Прошла неделя. На пароходе продолжались проводы старого года и встреча нового. Капитан устроил у себя в каюте вечер, куда пригласил комсостав и маму. Я была слишком юная, чтобы быть в числе гостей, но меня пригласил к себе в каюту совсем молоденький второй помощник капитана. Там я выпила стакан вина, а когда он предложил мне сигарету, бесстрашно взяла и курила, как мне казалось, довольно искушенно.
Я уже засыпала в своей каюте, когда к нам ввалились офицеры со стаканами в руках. Они пришли, по их словам, пожелать самой юной леди на корабле счастливого Нового года. Все были прилично навеселе. Каждый требовал, чтоб я пригубила из его стакана и, по старинному обычаю, разрешила себя поцеловать, после чего они весело убрались восвояси.

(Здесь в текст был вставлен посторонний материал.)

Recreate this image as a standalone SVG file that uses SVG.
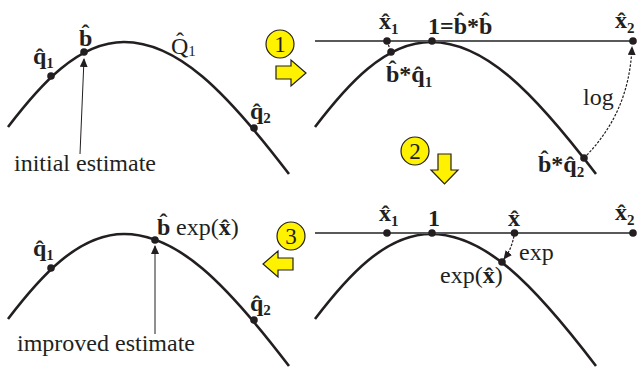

На второй день нового 1920 года корабль пришел в унылый порт Мурманск. Моя тетя Маргуня и ее муж, подполковник Дилакаторский, командующий Мурманским военным гарнизоном, пришли на судно. Счастливые, встречались вновь друзья и родственники. Веяло оптимизмом. Повсюду слышалось русское приветствие: «С Новым годом, с новым счастьем!». За Дилакаторскими на борт поднялась группа казаков. Один из них пошел вприсядку по палубе, выкидывая ноги и двигаясь по кругу под аккомпанемент дружных хлопков.

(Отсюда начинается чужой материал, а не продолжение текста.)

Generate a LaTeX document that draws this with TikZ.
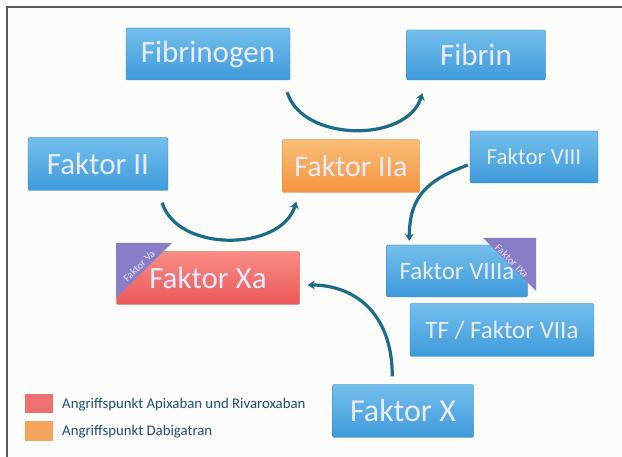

Все идет хорошо, уверяли нас. Белая армия подходит к крепости Кронштадт под Петроградом. Победа — вопрос нескольких дней. Через два дня мы подходили к месту назначения, пробиваясь сквозь льды замерзшего Белого моря. Все, кто путешествовал в те годы на ледоколе, вероятно, помнят, каким трудным, медленным было продвижение. Корабль упрямо идет вперед, взламывая лед, затем отходит назад для разгона и снова движется вперед. Огромная масса льда, поднимающаяся по обе стороны, угрожая поглотить корабль, опадает, покрывая палубу сверкающим дождем ледяных осколков. Шум стоит оглушительный. За нами длинной темной полосой тянется пробитый во льду узкий канал, исчезая вдали, там, где сливаются небо и Белое море и пропадает разделяющая их черта.
Вечером, когда я стояла на палубе, наблюдая за волшебным северным сиянием, кто-то из команды указал мне на белого медведя, бредущего среди льдов. Поглощенный своим делом, он не очень-то обращал внимание на наш корабль.
Наконец мы добрались до пригородов Архангельска и ошвартовались в маленьком порту Экономия, в двенадцати верстах от города. На пристани нас ждал дядя Саня, но, узнав, что до следующего утра на берег никого не отпустят, уехал, пообещав вернуться. Как только он уехал, пассажирам сообщили, что желающие могут покинуть корабль. Кто-то решил остаться на борту, а некоторые, среди них Брауны и мы, решили сойти на берег.